-- START OF ITEMS --

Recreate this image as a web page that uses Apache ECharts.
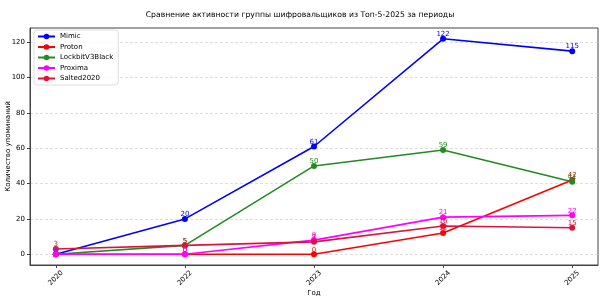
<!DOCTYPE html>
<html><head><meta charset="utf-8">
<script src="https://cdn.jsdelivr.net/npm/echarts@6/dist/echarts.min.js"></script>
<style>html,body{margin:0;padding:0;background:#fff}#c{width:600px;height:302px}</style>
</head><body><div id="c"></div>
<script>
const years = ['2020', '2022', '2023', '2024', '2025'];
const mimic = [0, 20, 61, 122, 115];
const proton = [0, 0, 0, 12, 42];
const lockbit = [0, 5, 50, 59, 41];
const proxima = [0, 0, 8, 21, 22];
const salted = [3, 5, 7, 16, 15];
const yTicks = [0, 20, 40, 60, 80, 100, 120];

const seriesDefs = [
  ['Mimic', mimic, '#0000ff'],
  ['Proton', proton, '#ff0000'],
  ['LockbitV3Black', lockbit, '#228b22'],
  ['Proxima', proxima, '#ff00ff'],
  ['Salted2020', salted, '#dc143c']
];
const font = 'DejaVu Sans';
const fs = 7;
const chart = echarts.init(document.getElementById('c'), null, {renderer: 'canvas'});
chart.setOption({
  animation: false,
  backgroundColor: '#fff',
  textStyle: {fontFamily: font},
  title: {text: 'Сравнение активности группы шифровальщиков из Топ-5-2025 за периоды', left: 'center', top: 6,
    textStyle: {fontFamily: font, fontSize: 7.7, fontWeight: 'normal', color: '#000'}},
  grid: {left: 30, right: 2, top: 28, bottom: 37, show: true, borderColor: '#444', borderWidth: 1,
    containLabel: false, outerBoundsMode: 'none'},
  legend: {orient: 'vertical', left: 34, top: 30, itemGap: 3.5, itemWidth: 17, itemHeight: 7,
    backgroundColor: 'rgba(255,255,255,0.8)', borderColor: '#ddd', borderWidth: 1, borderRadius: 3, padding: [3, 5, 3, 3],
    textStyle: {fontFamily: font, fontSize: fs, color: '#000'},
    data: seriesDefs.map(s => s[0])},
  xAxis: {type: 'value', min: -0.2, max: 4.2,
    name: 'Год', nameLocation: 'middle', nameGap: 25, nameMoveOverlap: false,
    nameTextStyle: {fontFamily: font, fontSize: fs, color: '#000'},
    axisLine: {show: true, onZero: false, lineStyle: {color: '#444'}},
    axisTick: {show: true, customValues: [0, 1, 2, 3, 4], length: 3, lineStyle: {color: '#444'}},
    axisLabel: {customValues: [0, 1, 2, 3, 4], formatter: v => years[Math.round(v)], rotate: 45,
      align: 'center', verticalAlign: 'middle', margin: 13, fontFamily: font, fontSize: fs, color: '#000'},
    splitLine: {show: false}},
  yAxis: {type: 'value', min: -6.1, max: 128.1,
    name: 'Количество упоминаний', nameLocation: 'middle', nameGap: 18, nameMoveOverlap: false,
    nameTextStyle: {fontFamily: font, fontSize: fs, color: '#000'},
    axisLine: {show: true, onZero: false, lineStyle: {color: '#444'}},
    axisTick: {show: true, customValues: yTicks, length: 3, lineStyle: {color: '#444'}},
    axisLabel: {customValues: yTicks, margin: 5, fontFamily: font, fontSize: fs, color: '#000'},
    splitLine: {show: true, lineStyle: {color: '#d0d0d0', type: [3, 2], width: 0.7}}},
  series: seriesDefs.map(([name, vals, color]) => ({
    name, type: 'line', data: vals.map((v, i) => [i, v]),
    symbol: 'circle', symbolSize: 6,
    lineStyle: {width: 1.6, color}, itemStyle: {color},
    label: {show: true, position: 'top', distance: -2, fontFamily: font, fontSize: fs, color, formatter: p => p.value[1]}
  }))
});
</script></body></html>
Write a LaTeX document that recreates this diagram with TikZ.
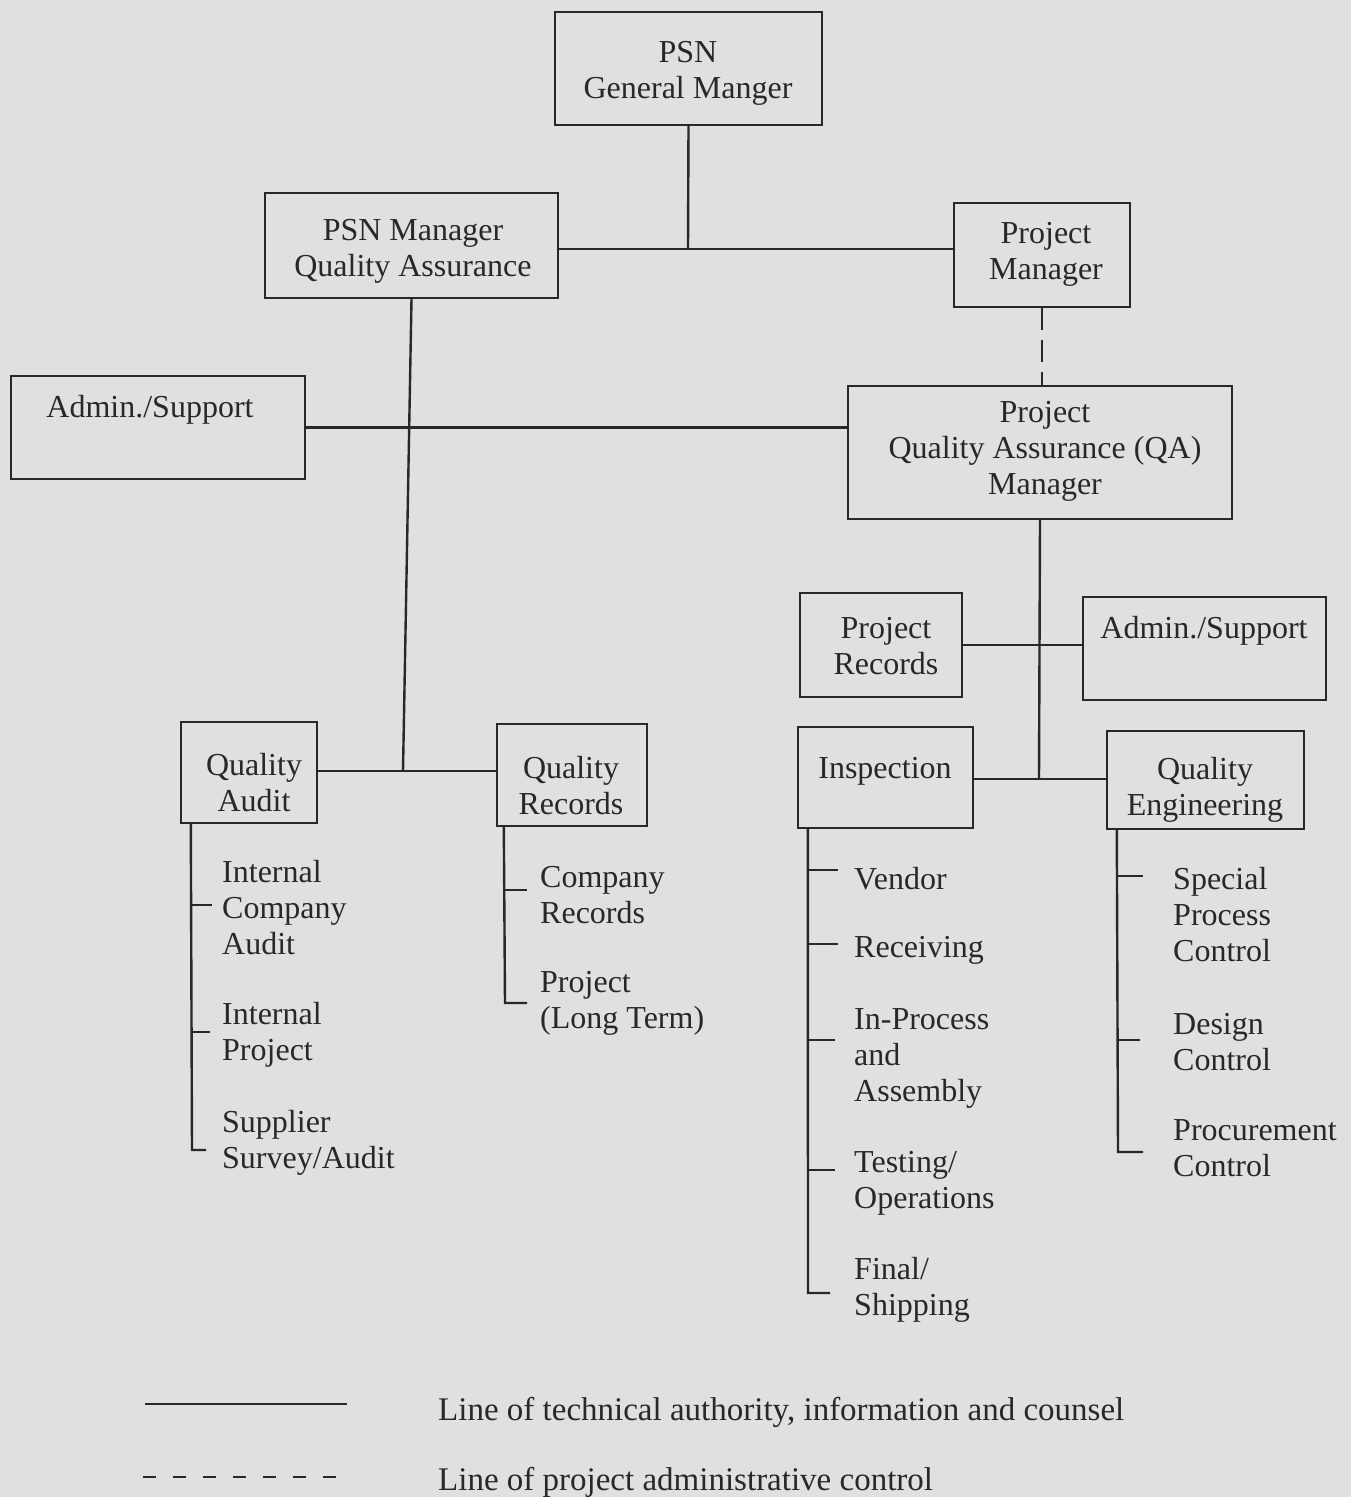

-- END OF ITEMS --

= TASK PROMPT =
The lines from the start of the entries above through the one containing "const yTicks = [0, 20, 40, 60, 80, 100, 120];" are to be retyped exactly, and no others. Pictures are left out.

= RESPONSE =
Recreate this image as a web page that uses Apache ECharts.
<!DOCTYPE html>
<html><head><meta charset="utf-8">
<script src="https://cdn.jsdelivr.net/npm/echarts@6/dist/echarts.min.js"></script>
<style>html,body{margin:0;padding:0;background:#fff}#c{width:600px;height:302px}</style>
</head><body><div id="c"></div>
<script>
const years = ['2020', '2022', '2023', '2024', '2025'];
const mimic = [0, 20, 61, 122, 115];
const proton = [0, 0, 0, 12, 42];
const lockbit = [0, 5, 50, 59, 41];
const proxima = [0, 0, 8, 21, 22];
const salted = [3, 5, 7, 16, 15];
const yTicks = [0, 20, 40, 60, 80, 100, 120];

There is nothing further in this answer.